Depois que o casal se separou, seu melhor amigo a lembrou da manhã do dia do casamento. Enquanto ele ajudava Williams com o seu vestido feito por Vera Wang e com as botas Dr Martens, ela não conseguia parar de se criticar. Era fora do personagem, ele disse, para alguém que geralmente tem uma atitude despreocupada com a sua aparência. “Quando ele disse aquilo, eu me perdi”, diz Williams. “Quando você sente muita vergonha não quer que ninguém encontre algum problema, pois pode acabar sendo um gatilho para o desastre”.

O subconsciente de Williams passou a aparecer enquanto escrevia para o After Laughter – particularmente em Caught in the Middle, uma sátira de sua habilidade em se autossabotar. “É apavorante viver naquela realidade, pois você percebe que é a vilã”, ela diz. “Você continua f****** a própria história de propósito, pois teme que algo não vai dar certo, e continua bagunçado”. Ela desenvolveu erupções cutâneas, parou de comer e sua atividade adrenal parou. Ela deixou o relacionamento, abandonou suas posses e se mudou para um chalé em Nashville, com um colchão no chão, móveis de pátio emprestados por seus vizinhos e uma infestação de morcegos que custou $10.000 para solucionar.

O ciclo de divulgação do After Laughter estava apenas começando. Quando o Paramore filmou os dois primeiros vídeos, Williams pesava 41 kg. “Apenas quando eu vi as imagens que percebi não haver motivos para esconder que eu não estou bem agora”, ela diz. “E parte de mim gostava daquilo – se as pessoas soubessem que eu não estava bem, elas não iriam se aproximar”.

Ela não se descrevia como sendo depressiva, mesmo com pensamentos suicidas. “O que odiava era que, naquela época, a palavra ‘depressão’ ainda era algo novo – tão polêmico, quase apelativo?”, ela diz. “E me assustava fazer parte daquela discussão, especialmente por não saber ao certo o que estava acontecendo comigo”.
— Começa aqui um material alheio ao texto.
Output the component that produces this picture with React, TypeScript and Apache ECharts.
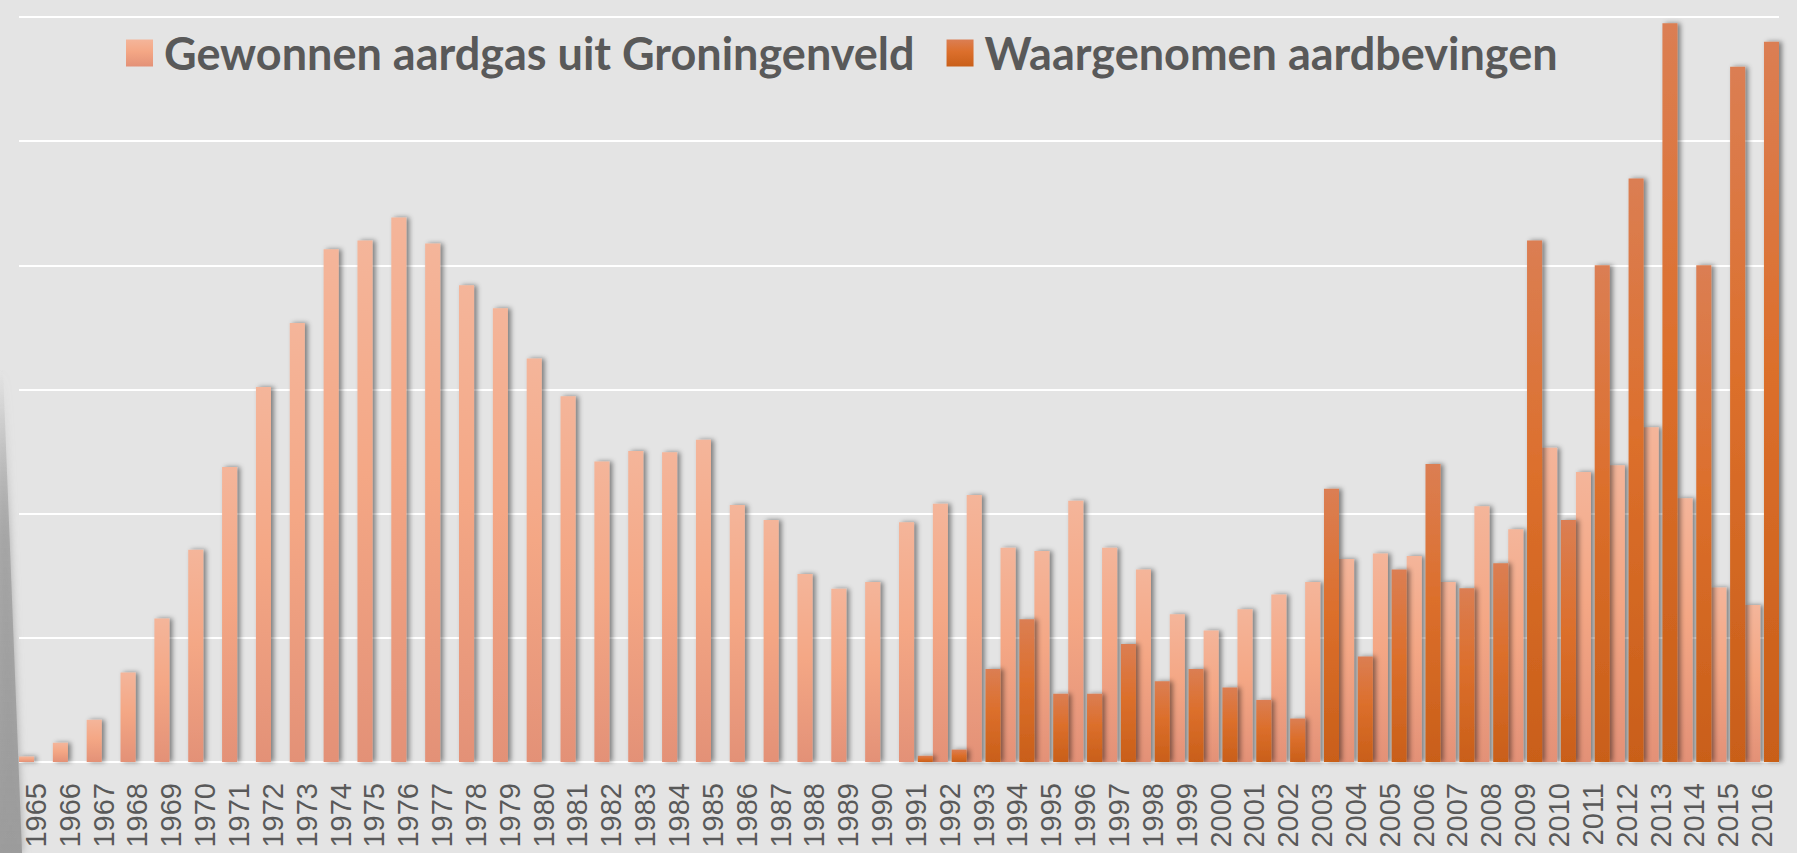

Tudo se encaixou quando ela voltou para casa. Ela começou a terapia e trocou as cadeiras de pátio por móveis de verdade. O novo álbum traz uma música íntima e excêntrica chamada “Cinnamon”, sobre a sua casa e o prazer em tomar café da manhã pelada. “Eu morei em um trailer por meses enquanto minha mãe e eu estávamos fugindo”, ela exclama. “Ser capaz de ter o seu próprio lugar é uma marca: esta sou eu, e este é o meu indulto”.

Sentindo-se fisicamente e emocionalmente “incongruente” por tanto tempo, Williams é fervorosa em reconhecer que “o que acontece em nossos cérebros geralmente se manifesta fisicamente se não cuidarmos”. Ela menciona vários artistas pop (incluindo Justin Bieber e Selena Gomez) com doenças autoimunes. “Eu realmente acredito que a razão para estarmos vendo isso é: quando tempo você está reprimindo alguma m****? Pois isso é real”.

Vulnerabilidade se tornou a sua maior “arma de proteção”, aliviando a pressão: “Você não deve esperar que eu esteja bem!”. O introspectivo Petals for Armor é mais revelador do que qualquer álbum do Paramore, abordando o seu relacionamento e o “nojento” abuso sofrido pelas mulheres mais velhas de sua família. Ele estabelece o seu lugar em uma linhagem feminina que ela não se sentia confortável em se inserir. Toda vez que Williams sofre com a vergonha de seu divórcio, ela lembra com grande respeito que não seria capaz de ter essa carreira se não fosse pelos conflitos ocorridos na sua infância.

Mais do que se arrepender pelas coisas do passado, ela espera destacar o poder da raiva feminina. “A raiva de uma mulher mudou várias coisas neste mundo”, ela diz. “Nós fomos capazes de progredir em vários ramos”. O mundo em 2020 não busca por esse temperamento. Mas a raiva frequentemente tenta lhe ensinar algo. “Não é preciso que tudo seja ignorância, discursos de ódio e conversas fiadas”.